On Tue, Sep 1, 2015 at 2:14 AM, Maxime Ripard
<maxime.rip...@free-electrons.com> wrote:
> On Mon, Aug 31, 2015 at 02:17:50PM -0500, Rob Herring wrote:
>> On Mon, Aug 31, 2015 at 10:01 AM, Hans de Goede <hdego...@redhat.com> wrote:
>> > Hi,
>> >
>> > On 31-08-15 16:46, Maxime Ripard wrote:
>> >>
>> >> When using fastboot and flashing a larger image such as the main partition
>> >> of a system, the current 32MB limit for the buffer is quite small.
>> >>
>> >> Increase it to something that looks decent for such a use case.
>> >>
>> >> Signed-off-by: Maxime Ripard <maxime.rip...@free-electrons.com>
>> >> ---
>> >>   include/configs/sunxi-common.h | 2 +-
>> >>   1 file changed, 1 insertion(+), 1 deletion(-)
>> >>
>> >> diff --git a/include/configs/sunxi-common.h
>> >> b/include/configs/sunxi-common.h
>> >> index 1abf73c31179..710521c617f5 100644
>> >> --- a/include/configs/sunxi-common.h
>> >> +++ b/include/configs/sunxi-common.h
>> >> @@ -363,7 +363,7 @@ extern int soft_i2c_gpio_scl;
>> >>   #ifdef CONFIG_USB_FUNCTION_FASTBOOT
>> >>   #define CONFIG_CMD_FASTBOOT
>> >>   #define CONFIG_FASTBOOT_BUF_ADDR      CONFIG_SYS_LOAD_ADDR
>> >> -#define CONFIG_FASTBOOT_BUF_SIZE       0x2000000
>> >> +#define CONFIG_FASTBOOT_BUF_SIZE       (256 << 20)
>> >
>> >
>> > Hmm, where / how does this get allocated?

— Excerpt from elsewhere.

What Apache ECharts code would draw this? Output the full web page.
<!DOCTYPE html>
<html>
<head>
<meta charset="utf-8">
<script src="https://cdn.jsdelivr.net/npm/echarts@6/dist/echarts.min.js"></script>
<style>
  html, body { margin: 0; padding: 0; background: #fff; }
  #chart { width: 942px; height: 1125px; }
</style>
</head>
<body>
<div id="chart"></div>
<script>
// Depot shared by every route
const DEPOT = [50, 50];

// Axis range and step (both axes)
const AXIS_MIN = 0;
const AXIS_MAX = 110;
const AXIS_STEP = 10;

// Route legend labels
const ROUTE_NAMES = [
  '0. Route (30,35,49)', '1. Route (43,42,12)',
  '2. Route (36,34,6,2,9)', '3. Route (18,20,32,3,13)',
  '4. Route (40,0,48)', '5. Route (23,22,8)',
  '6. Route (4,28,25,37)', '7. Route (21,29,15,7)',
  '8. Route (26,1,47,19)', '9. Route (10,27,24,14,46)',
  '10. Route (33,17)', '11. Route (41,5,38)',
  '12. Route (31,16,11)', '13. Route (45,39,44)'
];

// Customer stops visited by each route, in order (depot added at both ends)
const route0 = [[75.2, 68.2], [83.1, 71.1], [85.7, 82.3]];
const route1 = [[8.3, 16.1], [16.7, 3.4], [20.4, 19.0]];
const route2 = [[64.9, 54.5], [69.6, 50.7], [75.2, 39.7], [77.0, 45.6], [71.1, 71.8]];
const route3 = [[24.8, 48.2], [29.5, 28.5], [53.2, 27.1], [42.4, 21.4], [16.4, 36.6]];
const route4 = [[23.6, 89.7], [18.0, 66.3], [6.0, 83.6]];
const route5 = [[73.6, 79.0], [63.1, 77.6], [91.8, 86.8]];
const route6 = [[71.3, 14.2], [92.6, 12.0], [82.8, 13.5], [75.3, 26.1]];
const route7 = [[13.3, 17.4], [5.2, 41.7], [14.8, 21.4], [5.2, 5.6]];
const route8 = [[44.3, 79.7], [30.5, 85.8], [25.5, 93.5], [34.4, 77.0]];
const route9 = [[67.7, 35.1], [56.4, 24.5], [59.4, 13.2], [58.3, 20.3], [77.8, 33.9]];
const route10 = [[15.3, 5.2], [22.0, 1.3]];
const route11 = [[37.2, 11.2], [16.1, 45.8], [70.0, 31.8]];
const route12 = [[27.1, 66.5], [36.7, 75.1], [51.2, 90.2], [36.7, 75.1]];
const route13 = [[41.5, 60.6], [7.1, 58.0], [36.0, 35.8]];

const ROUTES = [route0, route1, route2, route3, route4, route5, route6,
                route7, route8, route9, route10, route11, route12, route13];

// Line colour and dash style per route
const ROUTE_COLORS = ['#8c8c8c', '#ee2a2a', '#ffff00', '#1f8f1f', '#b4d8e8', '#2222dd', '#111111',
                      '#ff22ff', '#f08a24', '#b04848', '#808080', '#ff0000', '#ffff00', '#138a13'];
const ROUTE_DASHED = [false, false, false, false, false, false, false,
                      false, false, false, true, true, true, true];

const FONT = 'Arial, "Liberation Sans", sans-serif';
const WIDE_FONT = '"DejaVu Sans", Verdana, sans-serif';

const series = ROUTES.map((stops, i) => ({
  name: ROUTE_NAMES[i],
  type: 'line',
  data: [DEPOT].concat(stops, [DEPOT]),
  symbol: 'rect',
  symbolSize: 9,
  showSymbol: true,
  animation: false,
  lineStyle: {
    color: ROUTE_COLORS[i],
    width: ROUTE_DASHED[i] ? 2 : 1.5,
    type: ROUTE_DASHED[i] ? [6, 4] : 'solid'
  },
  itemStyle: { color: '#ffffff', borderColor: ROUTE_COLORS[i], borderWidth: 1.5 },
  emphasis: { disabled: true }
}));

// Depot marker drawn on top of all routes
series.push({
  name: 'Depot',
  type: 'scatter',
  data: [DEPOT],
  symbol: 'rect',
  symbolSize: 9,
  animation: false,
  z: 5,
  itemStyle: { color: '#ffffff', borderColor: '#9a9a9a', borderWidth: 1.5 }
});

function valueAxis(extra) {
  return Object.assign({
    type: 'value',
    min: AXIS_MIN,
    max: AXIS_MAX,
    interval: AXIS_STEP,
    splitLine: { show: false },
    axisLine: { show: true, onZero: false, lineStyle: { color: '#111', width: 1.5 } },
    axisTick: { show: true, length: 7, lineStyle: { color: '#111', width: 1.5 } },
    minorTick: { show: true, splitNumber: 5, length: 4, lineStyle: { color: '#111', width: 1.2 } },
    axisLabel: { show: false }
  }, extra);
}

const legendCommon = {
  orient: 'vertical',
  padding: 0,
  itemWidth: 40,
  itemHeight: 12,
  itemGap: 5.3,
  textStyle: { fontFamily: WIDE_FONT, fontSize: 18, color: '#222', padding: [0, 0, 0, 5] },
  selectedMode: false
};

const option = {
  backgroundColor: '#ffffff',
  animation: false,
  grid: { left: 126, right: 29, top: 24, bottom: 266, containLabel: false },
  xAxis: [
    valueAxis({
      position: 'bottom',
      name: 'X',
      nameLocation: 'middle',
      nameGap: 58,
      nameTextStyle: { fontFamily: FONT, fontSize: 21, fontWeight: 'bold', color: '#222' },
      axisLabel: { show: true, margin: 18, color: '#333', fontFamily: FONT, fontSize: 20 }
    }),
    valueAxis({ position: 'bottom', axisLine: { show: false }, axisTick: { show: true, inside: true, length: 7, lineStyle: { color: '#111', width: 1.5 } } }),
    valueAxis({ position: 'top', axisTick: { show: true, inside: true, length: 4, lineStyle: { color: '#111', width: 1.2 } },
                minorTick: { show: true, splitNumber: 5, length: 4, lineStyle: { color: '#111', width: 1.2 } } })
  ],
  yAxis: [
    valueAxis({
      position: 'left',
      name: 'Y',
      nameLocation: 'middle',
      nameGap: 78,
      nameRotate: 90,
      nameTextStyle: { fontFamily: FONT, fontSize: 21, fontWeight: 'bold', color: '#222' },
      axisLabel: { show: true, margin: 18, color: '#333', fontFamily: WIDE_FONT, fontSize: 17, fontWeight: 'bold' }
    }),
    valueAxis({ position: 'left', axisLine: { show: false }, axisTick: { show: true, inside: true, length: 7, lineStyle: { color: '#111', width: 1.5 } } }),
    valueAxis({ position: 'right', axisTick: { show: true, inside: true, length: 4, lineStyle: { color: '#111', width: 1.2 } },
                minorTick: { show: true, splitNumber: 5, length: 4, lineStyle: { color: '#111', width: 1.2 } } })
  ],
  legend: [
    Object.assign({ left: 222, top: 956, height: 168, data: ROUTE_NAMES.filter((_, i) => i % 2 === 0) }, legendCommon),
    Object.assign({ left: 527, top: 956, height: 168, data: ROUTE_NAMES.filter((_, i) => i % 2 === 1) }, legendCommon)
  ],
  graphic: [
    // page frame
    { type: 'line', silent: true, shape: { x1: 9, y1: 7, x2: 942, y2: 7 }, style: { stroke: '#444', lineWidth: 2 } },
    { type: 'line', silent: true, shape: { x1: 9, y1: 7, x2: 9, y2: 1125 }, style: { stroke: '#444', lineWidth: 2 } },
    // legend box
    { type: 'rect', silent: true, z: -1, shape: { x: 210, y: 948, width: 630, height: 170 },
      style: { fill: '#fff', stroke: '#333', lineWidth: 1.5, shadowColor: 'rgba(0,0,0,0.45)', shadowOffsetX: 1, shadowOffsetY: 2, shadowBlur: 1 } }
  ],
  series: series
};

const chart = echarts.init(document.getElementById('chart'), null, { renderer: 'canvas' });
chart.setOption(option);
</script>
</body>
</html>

On some boards we only
>> > have 256M RAM, so this is not going to fit ... also if this comes
>> > out of the heap, the current heap is only 4M and the wip sunxi
>> > nand patches boost it to 64 (I still need to verify this works on
>> > a 256M board, this may need a tweak to bootm_size to make sure
>> > the bootm code does not try to put the kernel where it conflicts
>> > with the heap ...).
>>
>> I don't think this needs to be so big with current fastboot tool. It
>> will break up the files if needed. However, IIRC this only works for
>> sparse images, so I think this needs to be sized large enough for your
>> biggest bootimage.
>
> Hmm, interesting.
>
> Do you know how it works exactly ? Are we expected to just go on with
> writing data at the offset we previously stopped in such a case? I
> don't think we support that currently.

The hard work is on the client side. The client will retrieve the
maxdownloadsize variable and then split the sparse image into smaller
hunks if needed. So the u-boot side doesn't have to do anything
special if 2 chunks happen to be contiguous.